06/19/08 15:15:35 changed by amit

  • status changed from new to closed.
  • resolution set to fixed.
  • blocking changed.
  • blockedby changed.

With the integration of urlrewrite you can map any number of URLs

07/28/08 16:16:26 changed by pradeep

(In [6245]) Rename files with 'Plosone' in its name. Addresses #618.

09/11/08 14:01:26 changed by russ

  • status changed from closed to reopened.
  • resolution deleted.

please provide some documentation for this fix.

it's also unclear if you are proposing we use urlrewrite in the default case to remap this url, in which case the ticket should remain open until the job is complete, or if you are suggesting this as a post-install configuration step (in which case, again, documentation please).

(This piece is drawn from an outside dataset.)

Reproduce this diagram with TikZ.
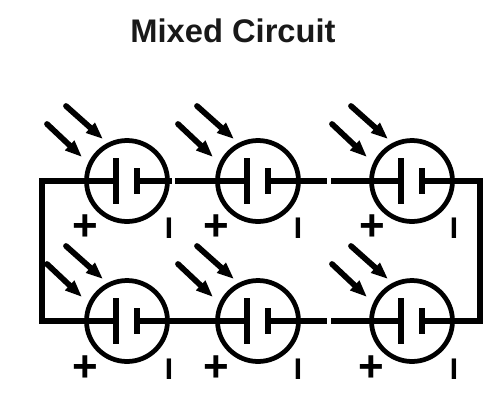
\documentclass[tikz,border=0pt]{standalone}
\usepackage{fontspec}
\setmainfont{Liberation Sans}
\usetikzlibrary{arrows.meta}

\begin{document}
\begin{tikzpicture}[x=0.02cm, y=-0.02cm,
      cell/.style={circle, draw=black, line width=0.095cm, minimum size=1.62cm, inner sep=0pt},
      longplate/.style={rectangle, fill=black, minimum width=0.125cm, minimum height=0.92cm, inner sep=0pt},
      shortplate/.style={rectangle, fill=black, minimum width=0.125cm, minimum height=0.52cm, inner sep=0pt},
      wire/.style={black, line width=0.115cm, line join=miter},
      ray/.style={-{Triangle[length=0.34cm, width=0.25cm]}, black, line width=0.115cm, line cap=round},
      plus/.style={font=\fontsize{25}{25}\selectfont\bfseries, inner sep=0pt},
      minus/.style={font=\fontsize{17}{17}\selectfont\bfseries, inner sep=0pt},
      title/.style={font=\fontsize{18.6}{20}\selectfont\bfseries, text=black!90, inner sep=0pt}
    ]
      \useasboundingbox (0,0) rectangle (499,406);
      \node[title] (heading) at (233,31) {Mixed Circuit};
      % upper row
      \node[cell] (cellA) at (127,181) {};
      \node[cell] (cellB) at (258,181) {};
      \node[cell] (cellC) at (412,181) {};
      % lower row
      \node[cell] (cellD) at (127,321) {};
      \node[cell] (cellE) at (258,321) {};
      \node[cell] (cellF) at (412,321) {};
      % plates
      \node[longplate] (longA) at (116,181) {};
      \node[shortplate] (shortA) at (137,181) {};
      \node[longplate] (longB) at (247,181) {};
      \node[shortplate] (shortB) at (268,181) {};
      \node[longplate] (longC) at (401,181) {};
      \node[shortplate] (shortC) at (422,181) {};
      \node[longplate] (longD) at (116,321) {};
      \node[shortplate] (shortD) at (137,321) {};
      \node[longplate] (longE) at (247,321) {};
      \node[shortplate] (shortE) at (268,321) {};
      \node[longplate] (longF) at (401,321) {};
      \node[shortplate] (shortF) at (422,321) {};
      % signs
      \node[plus] (plusA) at (85,228) {+};
      \node[minus] (minusA) at (169,228) {I};
      \node[plus] (plusB) at (216,228) {+};
      \node[minus] (minusB) at (298,228) {I};
      \node[plus] (plusC) at (372,228) {+};
      \node[minus] (minusC) at (454,228) {I};
      \node[plus] (plusD) at (85,369) {+};
      \node[minus] (minusD) at (169,369) {I};
      \node[plus] (plusE) at (216,369) {+};
      \node[minus] (minusE) at (298,369) {I};
      \node[plus] (plusF) at (371,369) {+};
      \node[minus] (minusF) at (454,369) {I};
      % wires, the small breaks are in the original
      \coordinate (topleft) at (42,181);
      \coordinate (botleft) at (42,321);
      \coordinate (topright) at (480,181);
      \coordinate (botright) at (480,321);
      \coordinate (breakAB) at (172,181);
      \coordinate (breakABend) at (175,181);
      \coordinate (breakBC) at (327,181);
      \coordinate (breakBCend) at (331,181);
      \coordinate (breakEF) at (327,321);
      \coordinate (breakEFend) at (331,321);
      \draw[wire] (longD.center) -- (botleft) -- (topleft) -- (longA.center);
      \draw[wire] (shortA.center) -- (breakAB);
      \draw[wire] (breakABend) -- (longB.center);
      \draw[wire] (shortB.center) -- (breakBC);
      \draw[wire] (breakBCend) -- (longC.center);
      \draw[wire] (shortC.center) -- (topright) -- (botright) -- (shortF.center);
      \draw[wire] (shortD.center) -- (longE.center);
      \draw[wire] (shortE.center) -- (breakEF);
      \draw[wire] (breakEFend) -- (longF.center);
      % light
      \draw[ray] ([shift={(-80,-57)}]cellA.center) -- ([shift={(-45,-24)}]cellA.center);
      \draw[ray] ([shift={(-61,-75)}]cellA.center) -- ([shift={(-24,-42)}]cellA.center);
      \draw[ray] ([shift={(-80,-57)}]cellB.center) -- ([shift={(-45,-24)}]cellB.center);
      \draw[ray] ([shift={(-61,-75)}]cellB.center) -- ([shift={(-24,-42)}]cellB.center);
      \draw[ray] ([shift={(-80,-57)}]cellC.center) -- ([shift={(-45,-24)}]cellC.center);
      \draw[ray] ([shift={(-61,-75)}]cellC.center) -- ([shift={(-24,-42)}]cellC.center);
      \draw[ray] ([shift={(-80,-57)}]cellD.center) -- ([shift={(-45,-24)}]cellD.center);
      \draw[ray] ([shift={(-61,-75)}]cellD.center) -- ([shift={(-24,-42)}]cellD.center);
      \draw[ray] ([shift={(-80,-57)}]cellE.center) -- ([shift={(-45,-24)}]cellE.center);
      \draw[ray] ([shift={(-61,-75)}]cellE.center) -- ([shift={(-24,-42)}]cellE.center);
      \draw[ray] ([shift={(-80,-57)}]cellF.center) -- ([shift={(-45,-24)}]cellF.center);
      \draw[ray] ([shift={(-61,-75)}]cellF.center) -- ([shift={(-24,-42)}]cellF.center);
    \end{tikzpicture}
\end{document}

09/11/08 14:01:34 changed by russ

  • owner changed from alex to amit.
  • status changed from reopened to new.

09/11/08 15:39:11 changed by russ

  • owner changed from amit to rich.

i'm also not convinced this fix is good. for example, if we use global url rewriting to change the display of urls on the site, people will be unable to post trackbacks since the canonical url will not be the same as the URL displayed.

it's also not enough to provide an alias that can be used outside of the site in emails, etc. the canonical URL must change to something less strange and unreadable.

note that both machines and humans find this URL hard to read - special configuration is required in apache to support URLs with '%' in them, and some google analytics features fail due to our URLs. it's just bad practice to have canonical URLs with embedded URIs.